Lo primero que vio entrando al vagón fueron los ojos muy negros de ella, que se dirigían a él ¡Qué ojos. Ay, Dios mío… qué ojos! Y me está… No, seguro me confundió con alguien –y bajó la mirada.
Por su lado ella, que había advertido al chico a través del cristal aun antes de que éste abordara… ¡Es él… Es el hombre más hermoso que he visto –se dijo sin poder apartar la vista– y de que me vio, ¡me vio! Bueno, como ve todo a su alrededor. Yo creo que –observó la mochila en el hombro de él– también va a la Universidad, pero… ¿Y si no? ¿Y si se baja antes?
A ella el peso de la mirada de una mujer mayor la hizo volverse. ¡Justo lo que necesitaba!, y poniéndose de pie dijo a su miradora: Señora, ¿gusta sentarse? Al ceder su asiento, se movió con habilidad hacia el espacio para los parados y se situó, como por casualidad, algo apretada junto al brazo de él. –Disculpa –le dijo– y él enrojeció.
Sssí, de nada, más bien, no pasa nada, respondió el chico, e intentó sonreír. ¿Qué hago ahora?, patético imbécil, tengo que hablarle antes de que se vaya. ¡Ay! ¿Por qué tuve que verla?

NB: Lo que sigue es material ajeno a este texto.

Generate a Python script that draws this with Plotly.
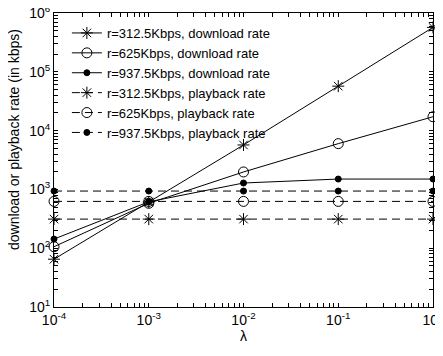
import plotly.graph_objects as go

lam = [1e-4, 1e-3, 1e-2, 1e-1, 1e0]
dl_312 = [65, 610, 5700, 57000, 570000]
dl_625 = [106, 580, 1980, 6000, 17200]
dl_937 = [143, 615, 1285, 1500, 1500]
pb_312 = [312.5] * 5
pb_625 = [625] * 5
pb_937 = [937.5] * 5

names = ["r=312.5Kbps, download rate", "r=625Kbps, download rate", "r=937.5Kbps, download rate",
         "r=312.5Kbps, playback rate", "r=625Kbps, playback rate", "r=937.5Kbps, playback rate"]
series = [dl_312, dl_625, dl_937, pb_312, pb_625, pb_937]
symbols = ["asterisk-open", "circle-open", "circle", "asterisk-open", "circle-open", "circle"]
sizes = [10, 10, 6, 10, 10, 6]
dashes = ["solid", "solid", "solid", "8px,5px", "8px,5px", "8px,5px"]

x_exponents = [-4, -3, -2, -1, 0]
y_exponents = [1, 2, 3, 4, 5, 6]
minor_mults = [1, 2, 3, 4, 5, 6, 7, 8, 9]


def ticks_for(exps):
    vals, text = [], []
    for e in exps:
        for m in minor_mults:
            if e == exps[-1] and m > 1:
                break
            vals.append(m * 10.0 ** e)
            text.append(f"10<sup>{e}</sup>" if m == 1 else "")
    return vals, text


x_tickvals, x_ticktext = ticks_for(x_exponents)
y_tickvals, y_ticktext = ticks_for(y_exponents)

fig = go.Figure()
for n, s, sym, sz, d in zip(names, series, symbols, sizes, dashes):
    fig.add_trace(go.Scatter(
        x=lam, y=s, name=n, mode="lines+markers", cliponaxis=False,
        line=dict(color="black", width=1, dash=d),
        marker=dict(symbol=sym, size=sz, color="black", line=dict(color="black", width=1)),
    ))

font = dict(family="Liberation Sans, Arial, Helvetica, sans-serif", size=13, color="black")
major = dict(
    type="log", showgrid=False, zeroline=False, showline=True, linecolor="black", linewidth=1,
    mirror="ticks", ticks="inside", ticklen=4, tickwidth=1, tickcolor="black", tickmode="array",
    tickfont=dict(size=14), automargin=False, ticklabeloverflow="allow",
)
# the page body has an 8px default margin, so the figure is sized to fit the 443x356 window
fig.update_layout(
    width=435, height=348,
    margin=dict(l=46, r=10, t=5, b=49),
    paper_bgcolor="white", plot_bgcolor="white",
    font=font,
    showlegend=True,
    legend=dict(x=0.034, y=0.983, xanchor="left", yanchor="top", bgcolor="rgba(255,255,255,0)",
                borderwidth=0, font=dict(size=13), tracegroupgap=0, itemwidth=30),
    xaxis=dict(major, range=[-4.0001, 0.0001], tickvals=x_tickvals, ticktext=x_ticktext,
               title=dict(text="λ", standoff=2, font=dict(size=14))),
    yaxis=dict(major, range=[0.9999, 6.0001], tickvals=y_tickvals, ticktext=y_ticktext),
    annotations=[dict(text="download or playback rate (in kbps)", textangle=-90,
                      xref="paper", yref="paper", x=-0.1055, y=0.568,
                      xanchor="center", yanchor="middle", showarrow=False,
                      font=dict(size=14))],
)
fig.write_html("out.html")
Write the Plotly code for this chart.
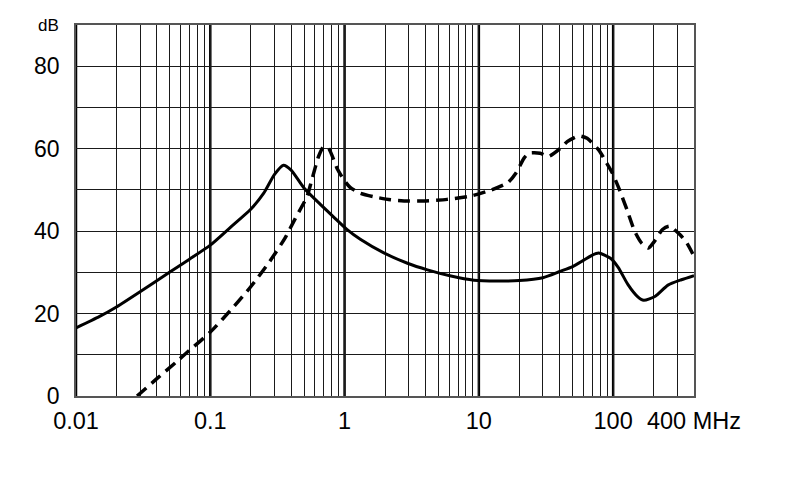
import plotly.graph_objects as go

# Data (frequency in MHz, attenuation in dB)
solid_f = [0.01, 0.015, 0.02, 0.03, 0.05, 0.07, 0.1, 0.14, 0.2, 0.25, 0.3, 0.35, 0.4, 0.5, 0.66, 0.83, 1.04, 1.31, 1.96, 2.94, 4.14, 6.2, 9.2, 13.7, 20, 30, 40, 50, 60, 70, 78, 95.5, 109, 129, 152, 169, 206, 256, 322, 400]
solid_db = [16.5, 19.3, 21.6, 25.3, 30.1, 33.2, 36.6, 40.8, 45.3, 49.2, 53.7, 56.0, 54.8, 50.4, 46.5, 43.4, 40.4, 38.0, 34.7, 32.2, 30.6, 29.1, 28.1, 27.9, 28.0, 28.7, 30.2, 31.4, 32.9, 34.2, 34.7, 33.4, 31.2, 27.0, 24.1, 23.2, 24.2, 26.9, 28.2, 29.2]

dash_f = [0.0285, 0.04, 0.056, 0.07, 0.1, 0.15, 0.2, 0.275, 0.36, 0.43, 0.525, 0.57, 0.64, 0.70, 0.76, 0.88, 0.98, 1.1, 1.3, 1.66, 2.2, 3.0, 3.87, 5.8, 8.7, 12.4, 16.5, 18.9, 21.7, 23.6, 28.6, 33, 40.6, 45.5, 55.6, 64, 78, 88, 98.6, 110, 127, 145, 163, 183, 206, 233, 262, 315, 354, 400]
dash_db = [0.0, 4.2, 8.3, 11.1, 15.5, 21.7, 26.5, 32.5, 38.3, 43.1, 48.4, 52.4, 58.1, 60.5, 60.1, 55.2, 52.6, 50.6, 49.2, 48.3, 47.6, 47.3, 47.3, 47.7, 48.5, 50.0, 51.8, 54.1, 57.7, 58.9, 58.9, 58.1, 60.1, 61.7, 63.1, 62.5, 59.7, 56.9, 54.1, 50.5, 45.1, 39.9, 37.1, 35.9, 37.8, 40.4, 41.2, 39.1, 37.1, 33.9]

decades = [0.01, 0.1, 1, 10, 100]
x_grid = [m * d for d in [0.01, 0.1, 1, 10] for m in range(1, 10)] + [100, 200, 300, 400]
x_labels = {0.01: "0.01", 0.1: "0.1", 1: "1", 10: "10", 100: "100", 400: "400 MHz"}
y_grid = [0, 10, 20, 30, 40, 50, 60, 70, 80, 90]
y_labels = {0: "0", 20: "20", 40: "40", 60: "60", 80: "80"}

font = "Liberation Sans, Arial, sans-serif"

fig = go.Figure()
fig.add_trace(go.Scatter(x=solid_f, y=solid_db, mode="lines",
                         line=dict(color="black", width=3, shape="spline", smoothing=0.6),
                         showlegend=False, hoverinfo="skip"))
fig.add_trace(go.Scatter(x=dash_f, y=dash_db, mode="lines",
                         line=dict(color="black", width=3.5, dash="12px,7px", shape="spline", smoothing=0.6),
                         showlegend=False, hoverinfo="skip"))

for d in decades:
    fig.add_shape(type="line", xref="x", yref="paper", x0=d, x1=d, y0=0, y1=1,
                  line=dict(color="black", width=2.5), layer="below")

fig.update_layout(
    width=790, height=489,
    margin=dict(l=76, r=96, t=25, b=93),
    paper_bgcolor="white", plot_bgcolor="white",
    xaxis=dict(type="log", range=[-2, 2.60206], tickmode="array",
               tickvals=x_grid, ticktext=[x_labels.get(v, "") for v in x_grid],
               showgrid=True, gridcolor="#1a1a1a", gridwidth=1,
               ticks="", ticklabelstandoff=3,
               tickfont=dict(family=font, size=23.5, color="black"),
               showline=True, linecolor="#555", linewidth=1.5, mirror=True,
               zeroline=False, fixedrange=True),
    yaxis=dict(range=[0, 90], tickmode="array",
               tickvals=y_grid, ticktext=[y_labels.get(v, "") for v in y_grid],
               showgrid=True, gridcolor="#1a1a1a", gridwidth=1,
               ticks="", ticklabelstandoff=10,
               tickfont=dict(family=font, size=23, color="black"),
               showline=True, linecolor="#555", linewidth=1.5, mirror=True,
               zeroline=False, fixedrange=True),
    annotations=[dict(text="dB", xref="paper", yref="y", x=0, y=90,
                      xanchor="right", yanchor="middle", xshift=-15, showarrow=False,
                      font=dict(family=font, size=17, color="black"))],
)

fig.write_html("out.html", config={"displayModeBar": False},
               post_script="document.body.style.margin='0';document.body.style.padding='0';")
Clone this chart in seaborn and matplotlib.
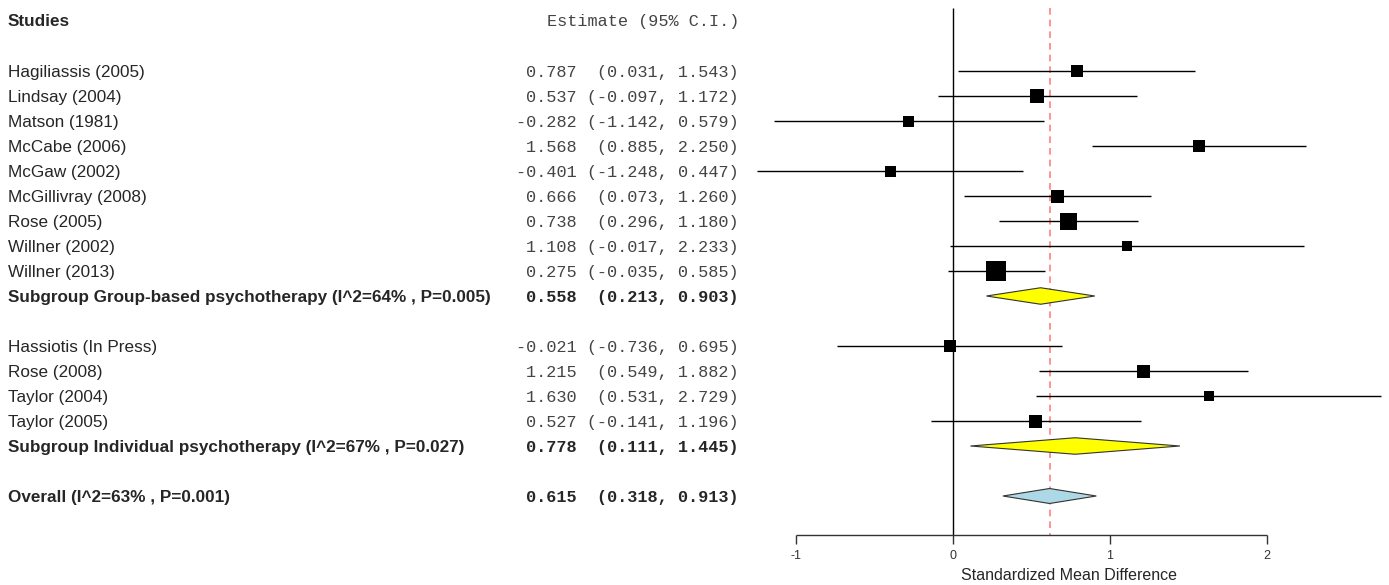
import numpy as np
import pandas as pd
import matplotlib
matplotlib.use("Agg")
import matplotlib.pyplot as plt
import seaborn as sns

# study level data
studies = ["Hagiliassis (2005)", "Lindsay (2004)", "Matson (1981)", "McCabe (2006)",
           "McGaw (2002)", "McGillivray (2008)", "Rose (2005)", "Willner (2002)",
           "Willner (2013)", "Hassiotis (In Press)", "Rose (2008)", "Taylor (2004)",
           "Taylor (2005)"]
est = [0.787, 0.537, -0.282, 1.568, -0.401, 0.666, 0.738, 1.108, 0.275,
       -0.021, 1.215, 1.630, 0.527]
lower = [0.031, -0.097, -1.142, 0.885, -1.248, 0.073, 0.296, -0.017, -0.035,
         -0.736, 0.549, 0.531, -0.141]
upper = [1.543, 1.172, 0.579, 2.250, 0.447, 1.260, 1.180, 2.233, 0.585,
         0.695, 1.882, 2.729, 1.196]
weight = [12, 14, 11, 12, 11, 13, 17, 10, 20, 12, 13, 10, 13]
rows = [1, 2, 3, 4, 5, 6, 7, 8, 9, 12, 13, 14, 15]

# summaries
sum_labels = ["Subgroup Group-based psychotherapy (I^2=64% , P=0.005)",
              "Subgroup Individual psychotherapy (I^2=67% , P=0.027)",
              "Overall (I^2=63% , P=0.001)"]
sum_est = [0.558, 0.778, 0.615]
sum_lower = [0.213, 0.111, 0.318]
sum_upper = [0.903, 1.445, 0.913]
sum_rows = [10, 16, 18]
sum_colors = ["yellow", "yellow", "lightblue"]

ticks = [-1, 0, 1, 2]


def ci_text(e, lo, hi):
    return f"{e:.3f} " + f"({lo:.3f}, {hi:.3f})".rjust(15)


sns.set_style("white")
plt.rcParams["font.family"] = ["Liberation Sans", "DejaVu Sans"]

fig = plt.figure(figsize=(13.89, 5.85), dpi=100)
ax = fig.add_axes([0, 0, 1, 1])
# 157 px per unit, zero at 953 px ; rows 25 px apart, row 1 at 71 px
ax.set_xlim(-953 / 157, (1389 - 953) / 157)
ax.set_ylim(1 + (585 - 71) / 25, 1 - 71 / 25)
ax.axis("off")

axis_y = 1 + (535 - 71) / 25
top_y = 1 - (71 - 8) / 25

ax.vlines(0, top_y, axis_y, color="black", lw=1)
ax.vlines(sum_est[2], top_y, axis_y, color="#ff8080", lw=1.2, ls=(0, (4, 3)))

df = pd.DataFrame({"study": studies, "est": est, "lo": lower, "hi": upper,
                   "w": weight, "row": rows})
ax.hlines(df["row"], df["lo"], df["hi"], color="black", lw=1)
sns.scatterplot(data=df, x="est", y="row", marker="s", color="black",
                s=(df["w"] * 0.72) ** 2, linewidth=0, ax=ax, legend=False, zorder=3)

# diamonds
for e, lo, hi, r, c in zip(sum_est, sum_lower, sum_upper, sum_rows, sum_colors):
    h = 0.33 if c == "yellow" else 0.3
    ax.fill([lo, e, hi, e], [r, r - h, r, r + h], facecolor=c, edgecolor="#333333",
            lw=0.8, zorder=3)

# x axis
ax.hlines(axis_y, ticks[0], ticks[-1], color="#333333", lw=1)
for t in ticks:
    ax.vlines(t, axis_y, axis_y + 0.36, color="#333333", lw=1)
    ax.text(t, axis_y + 0.85, str(t), ha="center", va="center", fontsize=9,
            color="#333333")
ax.text(0.74, axis_y + 1.6, "Standardized Mean Difference", ha="center",
        va="center", fontsize=11.5)

# text columns
left_x = -945 / 157
right_x = (739 - 953) / 157
mono = "Liberation Mono"
sans_size = 12.3
mono_size = 12.2
ax.text(left_x, 1 - 51 / 25, "Studies", fontsize=sans_size, fontweight="bold",
        va="center_baseline", ha="left")
ax.text(right_x, 1 - 51 / 25, "Estimate (95% C.I.)", fontsize=mono_size, family=mono,
        va="center_baseline", ha="right", color="#444444")
for s, e, lo, hi, r in zip(studies, est, lower, upper, rows):
    ax.text(left_x, r, s, fontsize=sans_size, va="center_baseline", ha="left")
    ax.text(right_x, r, ci_text(e, lo, hi), fontsize=mono_size, family=mono,
            va="center_baseline", ha="right", color="#444444")
for s, e, lo, hi, r in zip(sum_labels, sum_est, sum_lower, sum_upper, sum_rows):
    ax.text(left_x, r, s, fontsize=sans_size, fontweight="bold",
            va="center_baseline", ha="left")
    ax.text(right_x, r, ci_text(e, lo, hi), fontsize=mono_size, family=mono,
            fontweight="bold", va="center_baseline", ha="right")

fig.savefig("out.png", dpi=100)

¡Permiso! –los empujó un tipo ancho atrás de ellos con una prisa de los mil demonios. –Pase– dijo ella. –Pase– dijo él, y mientras, un tercero se insertó entre los dos. Ella se entristeció: se va a ir ¡Ireneo de mi vida! (lo bautizó así porque acababa de leer Funes, el memorioso y porque le urgía nombrarlo. ¿Cómo si no, lo iba a amar?).
Él tartamudeaba siempre que pensaba lo que iba a decir, por eso era callado, y cosa curiosa, por ser callado pensaba y pensaba. Se entiende que, en situaciones como estas, hablar nomás no se le daba, así que, según su hábito, pensaba: no puedo perderla… ella tal vez… ¿qué le digo?
Él bajó la vista y el cabello le cubrió los ojos, así podía mirarla sin ser visto, así podía medio ocultar su turbación. ¿Qué digo?
Ella notó que él la analizaba: Dime algo Ireneo.
–¿Qué estudias?
Biología– dijo él sin pensarlo, mirándola a los ojos. Dios mío ¡Qué ojos!
Ingeniería– dijo ella. ¡Es él! No sólo es hermoso. ¡Es él!
El metro, máquina al fin, llegó sin más a la estación de destino. ¡Qué rápido! –pensaron ambos.
Ella vio la hora ¡Uy! – dijo– ¿Por dónde te…? Ireneo señaló al oriente (Ay, Ireneo) y se despidió con la mano para irse sola para el poniente. Él, que llevaba algo de tiempo, la siguió con la mirada hasta que ella se volvió. Se despidieron a lo lejos otra vez, agitando la mano.
Ella esperó encontrarlo de nuevo en un vagón cualquier otra mañana. Él, cada vez que llegaba a la estación donde la perdió, miraba hacia el poniente.